Last week I was attending my first DebCamp which was an amazing and enjoyable experience. In a nutshell, I was in the right environment to leverage my GSoC project since I was able to develop new features for Distro Tracker while interacting with other experienced Debian contributors who provided me highly valuable feedback and ideas. However, in this post, I will focus on reporting my main activities during DebCamp and presenting my early impressions.
Thanks to Debian project sponsorship, I was able to attend DebConf18 in Hsinchu, Taiwan. DebCamp occurs the week before DebConf which aims at gathering together Debian contributors and teams to focus on their tasks. Despite its technical nature, DebCamp seemed to be more about the interaction between people since it enables people who work remotely around the world to work together in person. In this sense, they not only have the chance to quickly resolve open bugs and to keep doing their great packaging/translating/reviewing/(.*?) work, but also to discover other projects with which community members are involved, to meet new people, to encourage, discuss, and bootstrap new ideas, to teach and learn about FLOSS, and to have fun with their friends by doing what they like and believe.

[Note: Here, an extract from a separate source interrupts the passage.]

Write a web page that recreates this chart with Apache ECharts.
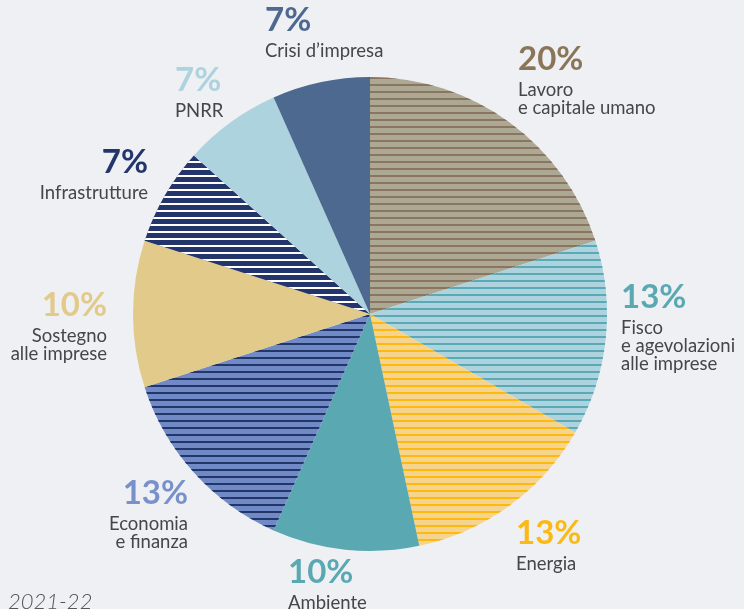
<!DOCTYPE html>
<html>
<head>
<meta charset="utf-8">
<script src="https://cdn.jsdelivr.net/npm/echarts@6/dist/echarts.min.js"></script>
<style>
  html, body { margin: 0; padding: 0; background: #eef0f4; }
  #main { width: 744px; height: 609px; }
</style>
</head>
<body>
<div id="main"></div>
<script>
// categories (clockwise from top)
const names = [
  'Lavoro\ne capitale umano',
  'Fisco\ne agevolazioni\nalle imprese',
  'Energia',
  'Ambiente',
  'Economia\ne finanza',
  'Sostegno\nalle imprese',
  'Infrastrutture',
  'PNRR',
  'Crisi d\u2019impresa',
]
// number of items per category
const counts = [6, 4, 4, 3, 4, 3, 2, 2, 2]

// styles
const fills = ['#aca893', '#acd3de', '#f7d48c', '#5aa8b1', '#6f8ac6', '#e2ca8a', '#24356b', '#add3df', '#4e6990']
const stripes = ['#8a7560', '#5aa9b4', '#fbb912', null, '#243568', null, '#ffffff', null, null]
const pctColors = ['#8b7558', '#5aa9b2', '#fbb914', '#5aa9b2', '#7891cb', '#e2ca8a', '#24356b', '#add3df', '#4e6990']
// label anchor [x, y, align]
const labelPos = [
  [518, 38, 'left'],
  [621, 276, 'left'],
  [516, 512, 'left'],
  [288, 551, 'left'],
  [188, 472, 'right'],
  [107, 284, 'right'],
  [148, 141, 'right'],
  [175, 59, 'left'],
  [265, -1, 'left'],
]

const chart = echarts.init(document.getElementById('main'))
const seriesData = names.map((n, i) => {
  const item = {
    name: n,
    value: counts[i],
    itemStyle: { color: fills[i] },
    label: {
      rich: {
        p: { fontSize: 33, fontWeight: 'bold', lineHeight: 43, color: pctColors[i], fontFamily: 'Lato' },
        n: { fontSize: 18.5, lineHeight: 18, color: '#464646', fontFamily: 'Lato', fontWeight: 'normal' },
      },
    },
  }
  if (stripes[i]) {
    item.itemStyle.decal = {
      symbol: 'rect',
      symbolSize: 1,
      color: stripes[i],
      dashArrayX: [1, 0],
      dashArrayY: [2, 4.3],
      rotation: 0,
    }
  }
  return item
})

chart.setOption({
  backgroundColor: '#eef0f4',
  animation: false,
  graphic: [
    {
      type: 'text',
      left: 8,
      top: 591,
      style: { text: '2021-22', font: 'italic 300 22px Lato', fill: '#555555' },
    },
  ],
  series: [
    {
      type: 'pie',
      center: [370, 314],
      radius: [0, 237],
      startAngle: 90,
      clockwise: true,
      percentPrecision: 0,
      avoidLabelOverlap: false,
      itemStyle: { borderWidth: 0 },
      label: {
        show: true,
        position: 'outside',
        formatter: '{p|{d}%}\n{n|{b}}',
      },
      labelLine: { show: false },
      labelLayout: (params) => {
        const p = labelPos[params.dataIndex]
        return { x: p[0], y: p[1], align: p[2], verticalAlign: 'top' }
      },
      emphasis: { disabled: true },
      data: seriesData,
    },
  ],
})
</script>
</body>
</html>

In fact, people are the most important part of free software projects and I was really happy to see that the Debian community shares this thought. For this reason, DebCamp was very fruitful for me. Most people are very receptive and open to conversation. They do care about your experience during the event and are happy to meet new people as well. Meal times are great for sitting down with different people and talking about the most varied things, such as curiosities about their home countries. A positive surprise is the number of people who are involved with non-technical aspects of the project, such as translation, teaching, bug triage, events organization, and user support, although there is a need for many more people getting involved in these areas. It is awesome to have the opportunity of talking with people from different countries and with such varied background.
I was able to talk to many experienced Debian contributors who spoke warmly about the Debian history, their activities and experience, and who are also interested in what I am doing. Some of them had already seen my work on Distro Tracker before and they provided several good ideas for improvements and new features. I am taking note of all of these ideas and I plan to compile them into another blog post as a roadmap for my future post-GSoC contributions.

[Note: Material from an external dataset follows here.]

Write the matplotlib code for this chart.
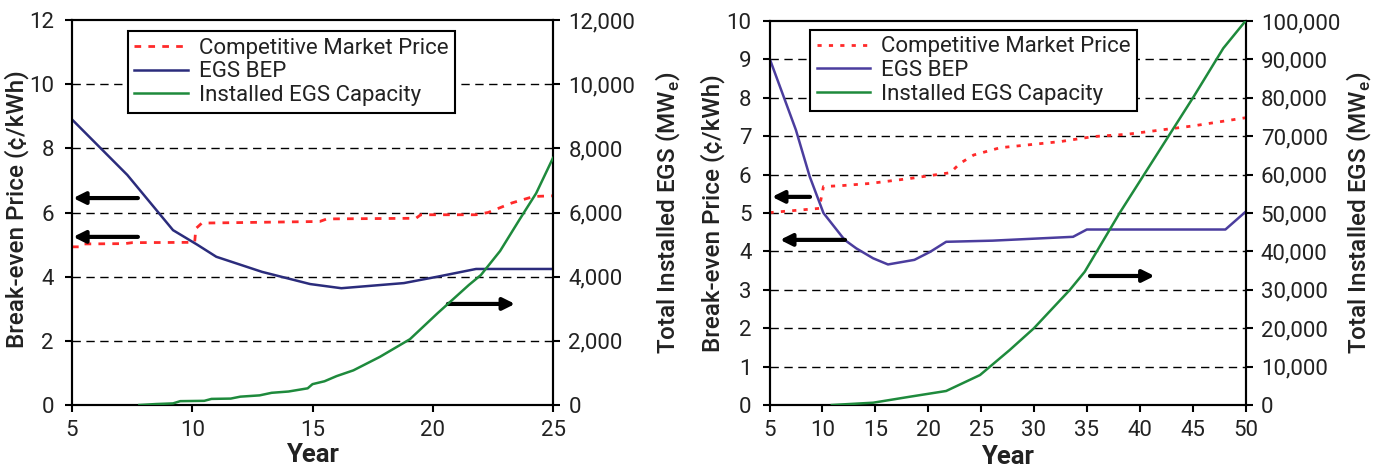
import matplotlib
matplotlib.use("Agg")
import matplotlib.pyplot as plt
from matplotlib.ticker import FuncFormatter, MultipleLocator

# ---------------- data ----------------
# Left panel (years 5-25)
L_bep_year = [5, 7.3, 9.2, 10.2, 11.0, 12.9, 14.9, 16.2, 18.8, 20.2, 21.8, 25]
L_bep_val = [8.9, 7.17, 5.45, 5.0, 4.62, 4.15, 3.77, 3.64, 3.8, 4.0, 4.24, 4.24]

L_mkt_year = [5.0, 5.4, 5.5, 7.2, 7.5, 10.1, 10.15, 10.4, 15.3, 15.6, 19.3, 19.5, 21.8, 22.3, 23.3, 24.2, 25.0]
L_mkt_val = [4.93, 4.93, 5.02, 5.03, 5.06, 5.07, 5.5, 5.67, 5.72, 5.8, 5.82, 5.93, 5.93, 6.0, 6.3, 6.5, 6.52]

L_cap_year = [7.8, 8.5, 9.2, 9.5, 10.5, 10.8, 11.6, 12.0, 12.8, 13.3, 14.0, 14.8, 15.0, 15.5,
              16.0, 16.7, 17.8, 19.05, 20.2, 21.5, 22.0, 22.8, 23.6, 24.3, 25.0]
L_cap_val = [0, 30, 50, 120, 130, 190, 200, 260, 300, 380, 420, 520, 650, 740,
             900, 1080, 1500, 2050, 2860, 3740, 4050, 4800, 5770, 6600, 7700]

# Right panel (years 5-50)
R_bep_year = [5, 7.5, 8.8, 10.1, 12.1, 13.2, 14.8, 16.2, 18.7, 20.2, 21.7, 26.1, 33.7, 35.0, 48.1, 50]
R_bep_val = [9.03, 7.16, 5.95, 5.0, 4.3, 4.08, 3.82, 3.66, 3.78, 3.99, 4.25, 4.28, 4.38, 4.57, 4.57, 5.03]

R_mkt_year = [5, 9.7, 10.1, 11.7, 14.5, 18.3, 22.1, 23.0, 24.3, 26.8, 32.5, 35.6, 38.8, 45.1, 50]
R_mkt_val = [5.01, 5.12, 5.69, 5.71, 5.77, 5.9, 6.05, 6.29, 6.51, 6.7, 6.86, 6.99, 7.05, 7.27, 7.48]

R_cap_year = [10.9, 14.8, 18.3, 21.7, 24.9, 27.7, 30.0, 33.4, 34.8, 38.1, 45.1, 47.9, 50]
R_cap_val = [0, 600, 2170, 3650, 7800, 14300, 20000, 30000, 34700, 50000, 80300, 92900, 100000]

legend_labels = ["Competitive Market Price", "EGS BEP", "Installed EGS Capacity"]
ylabel_left = "Break-even Price (¢/kWh)"
ylabel_right = r"Total Installed EGS (MW$_\mathregular{e}$)"
xlabel = "Year"

# ---------------- style ----------------
FONT = "Roboto"
plt.rcParams["font.family"] = [FONT, "DejaVu Sans"]
plt.rcParams["mathtext.fontset"] = "custom"
plt.rcParams["mathtext.rm"] = FONT
TICK_FS = 16
LEG_FS = 16
LAB_FS = 17.5

RED = "#ff2a2a"
GREEN = "#1e8a3c"
BLUE_L = "#2b2c7c"
BLUE_R = "#4b3d9e"
TXT = "#222222"

fig = plt.figure(figsize=(13.75, 4.71), dpi=100)


def comma(v, pos):
    return f"{int(round(v)):,}"


def make_panel(rect, xlim, xstep, ylim, ystep, y2lim, y2step,
               mk_x, mk_y, bep_x, bep_y, cap_x, cap_y, blue, mkt_dash,
               legend_anchor, arrows_left, arrow_right, lab_coords):
    ax = fig.add_axes(rect)
    ax2 = ax.twinx()
    ax.set_xlim(*xlim)
    ax.set_ylim(*ylim)
    ax2.set_ylim(*y2lim)
    ax.xaxis.set_major_locator(MultipleLocator(xstep))
    ax.yaxis.set_major_locator(MultipleLocator(ystep))
    ax2.yaxis.set_major_locator(MultipleLocator(y2step))
    ax2.yaxis.set_major_formatter(FuncFormatter(comma))

    # gridlines
    for v in range(int(ylim[0]) + ystep, int(ylim[1]), ystep):
        ax.axhline(v, color="black", lw=1.0, ls=(0, (6, 4)), zorder=1)

    l1, = ax.plot(mk_x, mk_y, color=RED, lw=2.0, ls=mkt_dash, zorder=3)
    l2, = ax.plot(bep_x, bep_y, color=blue, lw=1.8, zorder=3)
    l3, = ax2.plot(cap_x, cap_y, color=GREEN, lw=1.8, zorder=3)

    for a in (ax, ax2):
        for s in a.spines.values():
            s.set_linewidth(1.5)
            s.set_color("black")
        a.tick_params(direction="out", length=5, width=1.5, labelsize=TICK_FS,
                      colors="black", labelcolor=TXT)
    ax.tick_params(axis="y", pad=8)
    ax.tick_params(axis="x", pad=6)
    ax2.tick_params(axis="y", pad=6)

    ap = dict(arrowstyle="-|>,head_length=0.7,head_width=0.35", color="black", lw=3,
              shrinkA=0, shrinkB=0)
    for (x0, x1, y) in arrows_left:
        ax.annotate("", xy=(x1, y), xytext=(x0, y), arrowprops=ap, zorder=4)
    x0, x1, y = arrow_right
    ax.annotate("", xy=(x1, y), xytext=(x0, y), arrowprops=ap, zorder=4)

    leg = ax2.legend([l1, l2, l3], legend_labels, loc="upper left",
                     bbox_to_anchor=legend_anchor, fontsize=LEG_FS, frameon=True,
                     fancybox=False, framealpha=1, edgecolor="black",
                     handlelength=2.4, handletextpad=0.5, labelspacing=0.12,
                     borderpad=0.3, borderaxespad=0)
    leg.get_frame().set_linewidth(1.5)
    for t in leg.get_texts():
        t.set_color(TXT)

    ax.set_ylabel(ylabel_left, fontsize=LAB_FS, fontweight="medium", color=TXT)
    ax2.set_ylabel(ylabel_right, fontsize=LAB_FS, fontweight="medium", color=TXT)
    ax.set_xlabel(xlabel, fontsize=LAB_FS + 1, fontweight="bold", color=TXT)
    ax.yaxis.set_label_coords(*lab_coords[0])
    ax2.yaxis.set_label_coords(*lab_coords[1])
    ax.xaxis.set_label_coords(*lab_coords[2])
    return ax, ax2


make_panel([72 / 1375, 1 - 405 / 471, 481 / 1375, 385 / 471],
           (5, 25), 5, (0, 12), 2, (0, 12000), 2000,
           L_mkt_year, L_mkt_val, L_bep_year, L_bep_val, L_cap_year, L_cap_val,
           BLUE_L, (0, (2.4, 2.6)), (0.116, 0.971),
           [(7.74, 5.05, 6.45), (7.74, 5.05, 5.24)], (20.63, 23.42, 3.15),
           [(-0.09, 0.51), (1.208, 0.50), (0.5, -0.1)])

make_panel([769.5 / 1375, 1 - 405 / 471, 476 / 1375, 384 / 471],
           (5, 50), 5, (0, 10), 1, (0, 100000), 10000,
           R_mkt_year, R_mkt_val, R_bep_year, R_bep_val, R_cap_year, R_cap_val,
           BLUE_R, (0, (1.5, 2.6)), (0.085, 0.977),
           [(8.83, 5.24, 5.42), (12.14, 6.0, 4.3)], (35.3, 41.4, 3.36),
           [(-0.0935, 0.50), (1.208, 0.50), (0.5, -0.105)])

fig.savefig("out.png", dpi=100)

Another key outcome from those conversations is that I have realized several opportunities within the project where I can contribute as a Software Engineer. In particular, due to my early working on Distro Tracker, I’m quite interested in enabling an event-based, pub/sub mechanism for Debian services. I had some experience with RabbitMQ during my masters and I strongly believe using it on the Debian infrastructure could bring many benefits. Although I’ve started some conversations about that, I still need to understand some aspects of the project better and discuss with more interested people as well.
Like me, many other people are new to the community and I was glad to see the willingness to contribute in most of them, such as some GSoC students who intend to continue their projects, active members who got involved with Debian through previous Outreachy and GSoC programs, and locals who are taking the opportunity to get started in the project. Along with them, I intend to actively contribute to Debian project in the days to come =).
Technical Report
Here is what I did at DebCamp:
- Distro-Tracker#43: Add extensions to Bug table field to highlight RC bugs and to add BTS links for each bug category. My code is already merged and running on production environment.
- Distro-Tracker#46: Fixed patch bug action item BTS urls
- Distro-Tracker#45:
Enabled the creation of multiple package tables to be displayed in teams’ page.
Each table aims at listing packages related to some specific scope, such as:
- Packages with RC bugs
- Packages with newer upstream version Raphaël Hertzog has already reviewed this Merge Request and suggested some improvements.
- Distro-Tracker#44: Improving table rendering performance based on a caching strategy using Redis. However, we will need to change it since we will not be able to use Redis for now (see Raphaël’s comments on the Merge Request).
- DebConf19’s Website Helped Lucas Kanashiro and Valessio Brito to create the first version of DebConf19’s website
Right now, DebConf is happening and so I did not have much time to work on other technical things this week.
Once again, thanks to Debian for enabling my participation in both DebCamp and DebConf. I’m really enjoying it.